I noticed a headline on my internet home page today reporting a "modest but steady economic recovery." The report is mixed, of course, with sectors of the economy still stuck in neutral--or even heading in reverse. Your firm's core markets may be among those.
But even if business is on the upswing, your firm may still be experiencing some hangover effects from the worst of the recession. If you laid off staff, and especially if the uncertainty persists, you may have a lingering trust deficit. Layoffs have a tendency of eroding trust between management and staff even in the best of workplaces. The problem is perhaps magnified by the underlying causes of this recession, which have raised general distrust of corporate governance to new levels in the U.S.
Layoffs also create higher stress levels. Fear of losing one's job and uncertainty about the company's future prospects certainly increase stress. So does taking on added responsibilities left by those who were let go. With many firms still cautious about hiring even though workload has picked up, longer hours may be contributing still further to the tension.

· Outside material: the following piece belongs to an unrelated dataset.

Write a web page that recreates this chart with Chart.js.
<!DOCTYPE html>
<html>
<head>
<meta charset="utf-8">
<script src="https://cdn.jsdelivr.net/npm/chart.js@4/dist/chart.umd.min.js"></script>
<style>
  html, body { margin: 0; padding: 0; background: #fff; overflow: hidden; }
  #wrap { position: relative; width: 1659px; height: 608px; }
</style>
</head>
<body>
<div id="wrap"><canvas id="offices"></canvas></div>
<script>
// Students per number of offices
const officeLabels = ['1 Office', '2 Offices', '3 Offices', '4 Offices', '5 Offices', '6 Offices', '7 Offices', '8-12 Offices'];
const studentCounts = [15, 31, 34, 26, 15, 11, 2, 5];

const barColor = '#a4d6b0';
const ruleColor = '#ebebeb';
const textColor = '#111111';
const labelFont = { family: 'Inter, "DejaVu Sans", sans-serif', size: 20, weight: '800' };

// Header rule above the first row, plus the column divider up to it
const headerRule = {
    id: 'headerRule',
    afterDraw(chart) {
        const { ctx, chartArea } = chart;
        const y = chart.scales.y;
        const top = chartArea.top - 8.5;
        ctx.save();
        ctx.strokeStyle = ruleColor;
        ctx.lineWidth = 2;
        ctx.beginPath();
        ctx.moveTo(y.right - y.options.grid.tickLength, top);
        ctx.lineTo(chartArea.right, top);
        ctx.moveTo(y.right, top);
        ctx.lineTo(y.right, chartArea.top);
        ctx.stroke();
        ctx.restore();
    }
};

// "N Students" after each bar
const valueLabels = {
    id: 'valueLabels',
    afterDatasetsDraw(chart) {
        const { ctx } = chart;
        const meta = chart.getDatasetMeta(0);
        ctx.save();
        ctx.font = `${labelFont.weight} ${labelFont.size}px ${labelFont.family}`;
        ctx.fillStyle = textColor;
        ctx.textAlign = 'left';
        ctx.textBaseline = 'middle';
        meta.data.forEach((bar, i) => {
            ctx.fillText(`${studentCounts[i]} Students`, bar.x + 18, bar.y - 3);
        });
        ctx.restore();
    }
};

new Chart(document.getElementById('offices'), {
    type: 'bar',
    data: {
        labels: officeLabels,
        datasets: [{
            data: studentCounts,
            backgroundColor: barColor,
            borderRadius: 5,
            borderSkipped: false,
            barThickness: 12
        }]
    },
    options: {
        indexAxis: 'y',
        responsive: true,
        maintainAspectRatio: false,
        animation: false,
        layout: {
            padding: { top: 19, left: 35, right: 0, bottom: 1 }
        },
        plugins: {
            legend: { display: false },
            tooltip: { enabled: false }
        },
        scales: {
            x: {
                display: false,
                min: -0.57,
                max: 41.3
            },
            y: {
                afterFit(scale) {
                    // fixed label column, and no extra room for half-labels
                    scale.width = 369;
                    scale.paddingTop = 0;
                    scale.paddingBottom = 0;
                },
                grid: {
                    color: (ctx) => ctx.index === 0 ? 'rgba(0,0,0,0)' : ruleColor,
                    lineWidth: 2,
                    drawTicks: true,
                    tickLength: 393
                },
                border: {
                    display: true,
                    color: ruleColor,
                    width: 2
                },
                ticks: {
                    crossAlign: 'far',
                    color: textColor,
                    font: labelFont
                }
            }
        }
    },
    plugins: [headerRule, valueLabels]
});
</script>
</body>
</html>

Some stress in the workplace can be productive, specifically the stress of challenging work, high standards, and pressing deadlines. This positive stress, called eustress, can help workers achieve optimum levels of performance.
There is a point, of course, where the overload of broken trust, uncertainty, and job pressures becomes detrimental. Perhaps some of your staff are approaching that point. The Human Function Curve illustrates the progression of the problem:
But negative stress works against productivity. It may be masked by busyness, but output per unit of effort begins to drop when the stress of distrust, uncertainty, unrelenting pressure, and other factors start to wear on workers. Undoubtedly negative stress has been elevated by the recession. And at a time when you need optimum output in a still tough economy, this stress may be hampering your firm's efforts to recover.

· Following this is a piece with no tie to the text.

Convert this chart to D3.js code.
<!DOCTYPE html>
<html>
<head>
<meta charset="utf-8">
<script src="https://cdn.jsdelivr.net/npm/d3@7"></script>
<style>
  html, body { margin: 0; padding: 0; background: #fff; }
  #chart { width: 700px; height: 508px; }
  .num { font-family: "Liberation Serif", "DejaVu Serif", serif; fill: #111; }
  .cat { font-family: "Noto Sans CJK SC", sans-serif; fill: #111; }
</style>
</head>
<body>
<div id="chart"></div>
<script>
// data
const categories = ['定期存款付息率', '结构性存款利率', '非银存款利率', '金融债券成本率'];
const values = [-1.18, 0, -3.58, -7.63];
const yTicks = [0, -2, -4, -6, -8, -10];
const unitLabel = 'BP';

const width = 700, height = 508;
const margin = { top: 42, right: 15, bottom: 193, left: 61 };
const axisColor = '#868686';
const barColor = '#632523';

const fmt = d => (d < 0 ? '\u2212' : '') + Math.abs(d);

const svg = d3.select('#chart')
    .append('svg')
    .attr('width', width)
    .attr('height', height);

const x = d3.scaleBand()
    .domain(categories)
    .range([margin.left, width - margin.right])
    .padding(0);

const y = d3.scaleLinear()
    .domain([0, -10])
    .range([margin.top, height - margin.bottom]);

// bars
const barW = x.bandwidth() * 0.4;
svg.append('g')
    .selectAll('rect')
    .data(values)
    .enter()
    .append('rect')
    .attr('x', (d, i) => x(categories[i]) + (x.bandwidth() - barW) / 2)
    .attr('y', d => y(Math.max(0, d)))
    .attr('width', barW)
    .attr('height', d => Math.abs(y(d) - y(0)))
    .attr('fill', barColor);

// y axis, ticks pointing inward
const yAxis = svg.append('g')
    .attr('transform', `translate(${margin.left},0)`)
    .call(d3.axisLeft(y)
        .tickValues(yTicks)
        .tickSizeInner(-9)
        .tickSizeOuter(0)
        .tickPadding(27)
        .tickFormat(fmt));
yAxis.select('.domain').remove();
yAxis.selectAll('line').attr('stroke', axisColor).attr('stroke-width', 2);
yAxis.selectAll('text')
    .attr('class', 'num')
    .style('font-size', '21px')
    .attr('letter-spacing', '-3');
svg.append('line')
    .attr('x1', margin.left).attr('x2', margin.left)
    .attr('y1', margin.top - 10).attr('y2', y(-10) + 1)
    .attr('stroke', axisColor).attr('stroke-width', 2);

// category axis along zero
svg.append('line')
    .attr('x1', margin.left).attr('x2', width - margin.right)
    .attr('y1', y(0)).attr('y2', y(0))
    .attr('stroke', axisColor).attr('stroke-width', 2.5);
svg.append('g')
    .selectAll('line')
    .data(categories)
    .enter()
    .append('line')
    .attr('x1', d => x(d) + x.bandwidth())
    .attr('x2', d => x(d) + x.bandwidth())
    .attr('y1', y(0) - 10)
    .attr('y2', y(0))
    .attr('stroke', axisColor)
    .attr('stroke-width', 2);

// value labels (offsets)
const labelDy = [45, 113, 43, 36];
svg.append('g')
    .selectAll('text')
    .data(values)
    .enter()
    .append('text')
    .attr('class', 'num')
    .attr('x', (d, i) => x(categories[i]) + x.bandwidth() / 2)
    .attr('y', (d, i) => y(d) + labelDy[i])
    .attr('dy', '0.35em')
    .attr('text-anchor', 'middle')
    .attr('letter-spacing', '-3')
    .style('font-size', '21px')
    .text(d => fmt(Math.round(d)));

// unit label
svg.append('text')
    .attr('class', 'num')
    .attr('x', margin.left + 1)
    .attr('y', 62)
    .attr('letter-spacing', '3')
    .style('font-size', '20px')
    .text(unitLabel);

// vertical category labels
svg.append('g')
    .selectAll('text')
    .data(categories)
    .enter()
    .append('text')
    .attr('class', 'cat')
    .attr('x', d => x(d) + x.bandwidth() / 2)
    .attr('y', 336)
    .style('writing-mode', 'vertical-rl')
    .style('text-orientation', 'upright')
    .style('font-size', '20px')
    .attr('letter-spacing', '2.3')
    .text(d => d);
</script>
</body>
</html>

So what can you do to alleviate the level of negative stress in your office or department? Obviously, the general strategies for creating a better workplace help offset these stress-inducing factors. You can refer to previous posts for insight on several of these. But let me focus here on something else you can do to quickly rebuild trust and relieve the anxiety.
This is a lesson I learned several years ago when I got involved in risk communication and community relations associated with controversial environmental cleanup projects. Similarly, residents near these sites harbored distrust and anxiety due to the perceived risks from toxins in their soil and groundwater. Risk assessment experts were often brought in to examine exposure pathways and create statistical models to show that the actual risks were not a significant health concern.

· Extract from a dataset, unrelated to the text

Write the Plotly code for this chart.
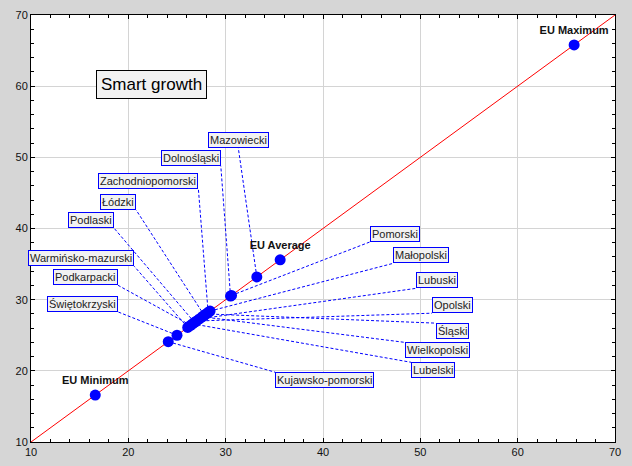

But residents typically remained unconvinced. As I explored their response further, I discovered the real cause of their angst. It wasn't so much a matter of risk or uncertainty; it was an issue of control. You see, people voluntarily assume certain risks everyday. Some--like driving a car--may pose a far greater threat to life and health than the potential exposures to hazardous materials at many of these sites. But the difference is those individuals chose to assume the risk of driving, but not the risk from contaminants.
The best strategy for alleviating much of their concern, I learned, was to give them some sense of control. Engage them in the process. I found that involving residents in planning for reuse of contaminated sites was particularly effective. It shifted focus from the negative to the positive. It also helped rebuild trust.
So what has this to do with curing the post-recession blues in your firm? I think many employees are in much the same place emotionally as those hazardous waste site neighbors. They are faced with new fears and stresses, and what is particularly unsettling is the feeling that there's not much they can do about it. I've heard several say in recent months that they're just waiting for "the other shoe to drop" (or something similar).
The best way to counter such feelings in my experience is to actively engage employees in working on solutions to the problems the company faces. Need more business? Spread participation in the business development process across the organization. There's something that people at every level can contribute (see this post). Facing increased pricing pressure? Invite staff to help identify opportunities to make your work processes more efficient.
Most employees would rather be fighting the battle than wondering if they'll end up as collateral damage. Invite them to be part of your firm's recovery efforts. Not only will that help rebuild trust and alleviate negative stress; but you'll end up with better solutions than management is likely to come up with on its own. And a larger team committed to making it happen.